══ Source material

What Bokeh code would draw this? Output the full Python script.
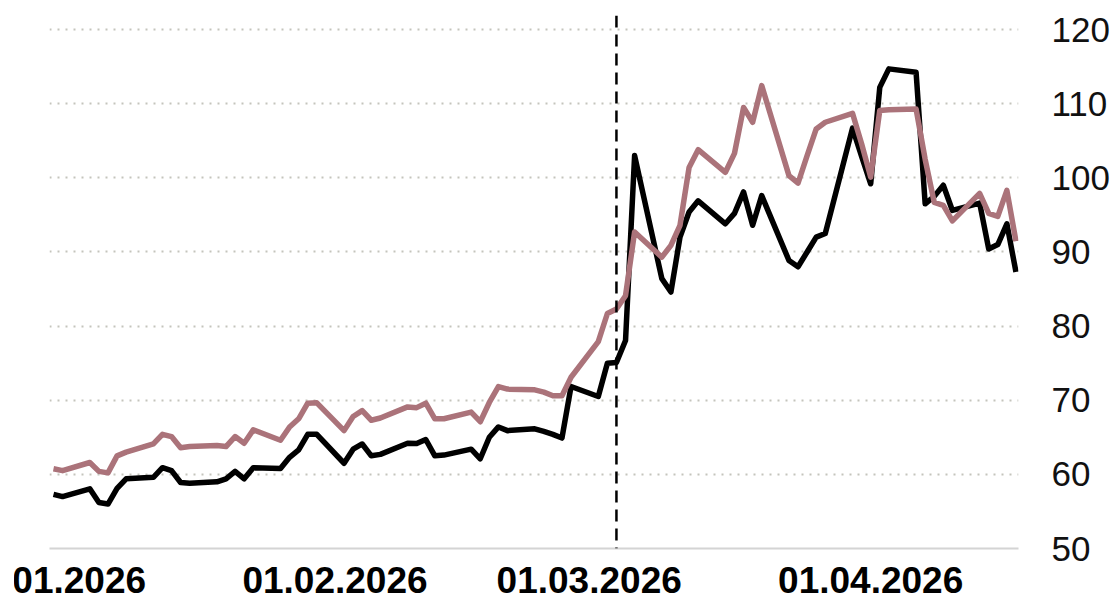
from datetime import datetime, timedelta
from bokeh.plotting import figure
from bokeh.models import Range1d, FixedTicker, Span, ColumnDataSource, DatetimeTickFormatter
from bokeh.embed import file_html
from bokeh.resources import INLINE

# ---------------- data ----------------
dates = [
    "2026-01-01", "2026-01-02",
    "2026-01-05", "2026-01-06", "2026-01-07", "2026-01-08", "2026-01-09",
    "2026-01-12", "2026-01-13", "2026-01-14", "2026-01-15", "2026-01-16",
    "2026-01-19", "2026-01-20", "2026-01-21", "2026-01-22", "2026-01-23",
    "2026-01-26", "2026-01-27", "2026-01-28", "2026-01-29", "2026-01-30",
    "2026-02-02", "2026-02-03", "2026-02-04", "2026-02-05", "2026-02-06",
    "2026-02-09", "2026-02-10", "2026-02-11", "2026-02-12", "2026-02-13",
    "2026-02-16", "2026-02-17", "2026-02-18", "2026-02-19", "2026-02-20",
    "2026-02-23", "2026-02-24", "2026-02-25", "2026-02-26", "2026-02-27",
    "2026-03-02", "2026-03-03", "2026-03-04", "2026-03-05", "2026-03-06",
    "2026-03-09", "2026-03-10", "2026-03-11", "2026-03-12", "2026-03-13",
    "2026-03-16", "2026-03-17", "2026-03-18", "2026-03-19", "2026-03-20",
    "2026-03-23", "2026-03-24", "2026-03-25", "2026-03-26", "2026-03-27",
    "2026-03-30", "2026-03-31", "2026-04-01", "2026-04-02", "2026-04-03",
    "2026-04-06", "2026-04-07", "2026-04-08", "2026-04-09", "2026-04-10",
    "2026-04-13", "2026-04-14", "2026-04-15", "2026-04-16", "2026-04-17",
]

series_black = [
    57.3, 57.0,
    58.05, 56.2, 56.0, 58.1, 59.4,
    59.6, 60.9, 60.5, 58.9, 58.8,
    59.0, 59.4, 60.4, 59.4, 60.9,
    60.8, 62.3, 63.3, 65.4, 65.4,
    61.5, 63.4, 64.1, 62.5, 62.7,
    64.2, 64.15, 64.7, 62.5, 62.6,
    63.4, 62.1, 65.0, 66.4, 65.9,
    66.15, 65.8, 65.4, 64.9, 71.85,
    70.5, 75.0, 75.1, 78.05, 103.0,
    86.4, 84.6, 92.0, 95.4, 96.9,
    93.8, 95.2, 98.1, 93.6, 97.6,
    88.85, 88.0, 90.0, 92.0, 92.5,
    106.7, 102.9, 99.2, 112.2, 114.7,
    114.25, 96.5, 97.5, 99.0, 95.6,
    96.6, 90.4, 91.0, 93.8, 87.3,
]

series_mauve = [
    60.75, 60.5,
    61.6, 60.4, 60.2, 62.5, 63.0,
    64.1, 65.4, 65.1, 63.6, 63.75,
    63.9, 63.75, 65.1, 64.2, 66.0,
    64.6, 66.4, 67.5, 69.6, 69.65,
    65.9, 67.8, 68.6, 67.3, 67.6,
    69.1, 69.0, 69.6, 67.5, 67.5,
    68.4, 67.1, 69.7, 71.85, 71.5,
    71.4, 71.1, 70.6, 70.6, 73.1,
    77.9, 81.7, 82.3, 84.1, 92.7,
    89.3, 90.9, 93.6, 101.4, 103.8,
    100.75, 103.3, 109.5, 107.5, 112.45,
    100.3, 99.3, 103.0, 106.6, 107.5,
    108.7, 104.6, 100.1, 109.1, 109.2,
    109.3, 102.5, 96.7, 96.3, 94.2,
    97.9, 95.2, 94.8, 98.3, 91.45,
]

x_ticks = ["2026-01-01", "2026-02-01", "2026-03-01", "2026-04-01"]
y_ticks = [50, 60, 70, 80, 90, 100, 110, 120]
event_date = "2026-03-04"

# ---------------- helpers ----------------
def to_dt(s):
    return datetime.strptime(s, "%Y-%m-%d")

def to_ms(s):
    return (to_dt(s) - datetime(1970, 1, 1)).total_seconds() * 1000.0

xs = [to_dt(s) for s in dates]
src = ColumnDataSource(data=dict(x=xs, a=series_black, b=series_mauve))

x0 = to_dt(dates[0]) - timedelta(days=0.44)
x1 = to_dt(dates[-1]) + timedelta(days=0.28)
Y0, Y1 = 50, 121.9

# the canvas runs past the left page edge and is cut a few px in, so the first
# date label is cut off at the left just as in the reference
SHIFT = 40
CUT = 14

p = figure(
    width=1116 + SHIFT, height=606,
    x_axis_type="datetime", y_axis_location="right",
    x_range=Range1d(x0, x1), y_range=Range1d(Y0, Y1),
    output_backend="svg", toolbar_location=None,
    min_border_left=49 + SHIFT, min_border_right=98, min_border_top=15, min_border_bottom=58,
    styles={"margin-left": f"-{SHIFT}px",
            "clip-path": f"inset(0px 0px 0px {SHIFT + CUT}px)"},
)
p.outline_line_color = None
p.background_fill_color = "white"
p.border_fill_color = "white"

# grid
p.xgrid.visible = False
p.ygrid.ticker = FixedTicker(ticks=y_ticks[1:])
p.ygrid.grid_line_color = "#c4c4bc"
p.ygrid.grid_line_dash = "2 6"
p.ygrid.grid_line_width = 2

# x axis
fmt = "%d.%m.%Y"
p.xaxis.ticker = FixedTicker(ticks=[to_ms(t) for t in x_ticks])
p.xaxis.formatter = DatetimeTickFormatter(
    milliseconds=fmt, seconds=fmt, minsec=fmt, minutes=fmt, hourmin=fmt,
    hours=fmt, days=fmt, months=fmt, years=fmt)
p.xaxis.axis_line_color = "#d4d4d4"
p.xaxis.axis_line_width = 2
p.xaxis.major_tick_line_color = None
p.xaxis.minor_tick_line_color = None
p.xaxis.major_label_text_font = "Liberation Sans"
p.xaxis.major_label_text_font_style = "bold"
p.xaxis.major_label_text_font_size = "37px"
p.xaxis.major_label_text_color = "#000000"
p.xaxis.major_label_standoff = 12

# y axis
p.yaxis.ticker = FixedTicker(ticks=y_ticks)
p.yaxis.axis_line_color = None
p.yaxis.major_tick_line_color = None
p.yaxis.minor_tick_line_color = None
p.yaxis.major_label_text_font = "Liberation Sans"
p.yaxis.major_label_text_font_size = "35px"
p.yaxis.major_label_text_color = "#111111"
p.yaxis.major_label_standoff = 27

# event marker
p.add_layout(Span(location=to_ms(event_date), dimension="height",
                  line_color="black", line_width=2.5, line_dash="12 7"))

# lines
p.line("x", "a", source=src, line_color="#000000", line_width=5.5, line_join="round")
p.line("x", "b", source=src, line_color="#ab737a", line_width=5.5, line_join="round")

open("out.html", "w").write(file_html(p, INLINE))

════

- [Problem to work on]: Print the whole listing above once more, word for word, without its pictures.

- [Task answer]:
What Bokeh code would draw this? Output the full Python script.
from datetime import datetime, timedelta
from bokeh.plotting import figure
from bokeh.models import Range1d, FixedTicker, Span, ColumnDataSource, DatetimeTickFormatter
from bokeh.embed import file_html
from bokeh.resources import INLINE

# ---------------- data ----------------
dates = [
    "2026-01-01", "2026-01-02",
    "2026-01-05", "2026-01-06", "2026-01-07", "2026-01-08", "2026-01-09",
    "2026-01-12", "2026-01-13", "2026-01-14", "2026-01-15", "2026-01-16",
    "2026-01-19", "2026-01-20", "2026-01-21", "2026-01-22", "2026-01-23",
    "2026-01-26", "2026-01-27", "2026-01-28", "2026-01-29", "2026-01-30",
    "2026-02-02", "2026-02-03", "2026-02-04", "2026-02-05", "2026-02-06",
    "2026-02-09", "2026-02-10", "2026-02-11", "2026-02-12", "2026-02-13",
    "2026-02-16", "2026-02-17", "2026-02-18", "2026-02-19", "2026-02-20",
    "2026-02-23", "2026-02-24", "2026-02-25", "2026-02-26", "2026-02-27",
    "2026-03-02", "2026-03-03", "2026-03-04", "2026-03-05", "2026-03-06",
    "2026-03-09", "2026-03-10", "2026-03-11", "2026-03-12", "2026-03-13",
    "2026-03-16", "2026-03-17", "2026-03-18", "2026-03-19", "2026-03-20",
    "2026-03-23", "2026-03-24", "2026-03-25", "2026-03-26", "2026-03-27",
    "2026-03-30", "2026-03-31", "2026-04-01", "2026-04-02", "2026-04-03",
    "2026-04-06", "2026-04-07", "2026-04-08", "2026-04-09", "2026-04-10",
    "2026-04-13", "2026-04-14", "2026-04-15", "2026-04-16", "2026-04-17",
]

series_black = [
    57.3, 57.0,
    58.05, 56.2, 56.0, 58.1, 59.4,
    59.6, 60.9, 60.5, 58.9, 58.8,
    59.0, 59.4, 60.4, 59.4, 60.9,
    60.8, 62.3, 63.3, 65.4, 65.4,
    61.5, 63.4, 64.1, 62.5, 62.7,
    64.2, 64.15, 64.7, 62.5, 62.6,
    63.4, 62.1, 65.0, 66.4, 65.9,
    66.15, 65.8, 65.4, 64.9, 71.85,
    70.5, 75.0, 75.1, 78.05, 103.0,
    86.4, 84.6, 92.0, 95.4, 96.9,
    93.8, 95.2, 98.1, 93.6, 97.6,
    88.85, 88.0, 90.0, 92.0, 92.5,
    106.7, 102.9, 99.2, 112.2, 114.7,
    114.25, 96.5, 97.5, 99.0, 95.6,
    96.6, 90.4, 91.0, 93.8, 87.3,
]

series_mauve = [
    60.75, 60.5,
    61.6, 60.4, 60.2, 62.5, 63.0,
    64.1, 65.4, 65.1, 63.6, 63.75,
    63.9, 63.75, 65.1, 64.2, 66.0,
    64.6, 66.4, 67.5, 69.6, 69.65,
    65.9, 67.8, 68.6, 67.3, 67.6,
    69.1, 69.0, 69.6, 67.5, 67.5,
    68.4, 67.1, 69.7, 71.85, 71.5,
    71.4, 71.1, 70.6, 70.6, 73.1,
    77.9, 81.7, 82.3, 84.1, 92.7,
    89.3, 90.9, 93.6, 101.4, 103.8,
    100.75, 103.3, 109.5, 107.5, 112.45,
    100.3, 99.3, 103.0, 106.6, 107.5,
    108.7, 104.6, 100.1, 109.1, 109.2,
    109.3, 102.5, 96.7, 96.3, 94.2,
    97.9, 95.2, 94.8, 98.3, 91.45,
]

x_ticks = ["2026-01-01", "2026-02-01", "2026-03-01", "2026-04-01"]
y_ticks = [50, 60, 70, 80, 90, 100, 110, 120]
event_date = "2026-03-04"

# ---------------- helpers ----------------
def to_dt(s):
    return datetime.strptime(s, "%Y-%m-%d")

def to_ms(s):
    return (to_dt(s) - datetime(1970, 1, 1)).total_seconds() * 1000.0

xs = [to_dt(s) for s in dates]
src = ColumnDataSource(data=dict(x=xs, a=series_black, b=series_mauve))

x0 = to_dt(dates[0]) - timedelta(days=0.44)
x1 = to_dt(dates[-1]) + timedelta(days=0.28)
Y0, Y1 = 50, 121.9

# the canvas runs past the left page edge and is cut a few px in, so the first
# date label is cut off at the left just as in the reference
SHIFT = 40
CUT = 14

p = figure(
    width=1116 + SHIFT, height=606,
    x_axis_type="datetime", y_axis_location="right",
    x_range=Range1d(x0, x1), y_range=Range1d(Y0, Y1),
    output_backend="svg", toolbar_location=None,
    min_border_left=49 + SHIFT, min_border_right=98, min_border_top=15, min_border_bottom=58,
    styles={"margin-left": f"-{SHIFT}px",
            "clip-path": f"inset(0px 0px 0px {SHIFT + CUT}px)"},
)
p.outline_line_color = None
p.background_fill_color = "white"
p.border_fill_color = "white"

# grid
p.xgrid.visible = False
p.ygrid.ticker = FixedTicker(ticks=y_ticks[1:])
p.ygrid.grid_line_color = "#c4c4bc"
p.ygrid.grid_line_dash = "2 6"
p.ygrid.grid_line_width = 2

# x axis
fmt = "%d.%m.%Y"
p.xaxis.ticker = FixedTicker(ticks=[to_ms(t) for t in x_ticks])
p.xaxis.formatter = DatetimeTickFormatter(
    milliseconds=fmt, seconds=fmt, minsec=fmt, minutes=fmt, hourmin=fmt,
    hours=fmt, days=fmt, months=fmt, years=fmt)
p.xaxis.axis_line_color = "#d4d4d4"
p.xaxis.axis_line_width = 2
p.xaxis.major_tick_line_color = None
p.xaxis.minor_tick_line_color = None
p.xaxis.major_label_text_font = "Liberation Sans"
p.xaxis.major_label_text_font_style = "bold"
p.xaxis.major_label_text_font_size = "37px"
p.xaxis.major_label_text_color = "#000000"
p.xaxis.major_label_standoff = 12

# y axis
p.yaxis.ticker = FixedTicker(ticks=y_ticks)
p.yaxis.axis_line_color = None
p.yaxis.major_tick_line_color = None
p.yaxis.minor_tick_line_color = None
p.yaxis.major_label_text_font = "Liberation Sans"
p.yaxis.major_label_text_font_size = "35px"
p.yaxis.major_label_text_color = "#111111"
p.yaxis.major_label_standoff = 27

# event marker
p.add_layout(Span(location=to_ms(event_date), dimension="height",
                  line_color="black", line_width=2.5, line_dash="12 7"))

# lines
p.line("x", "a", source=src, line_color="#000000", line_width=5.5, line_join="round")
p.line("x", "b", source=src, line_color="#ab737a", line_width=5.5, line_join="round")

open("out.html", "w").write(file_html(p, INLINE))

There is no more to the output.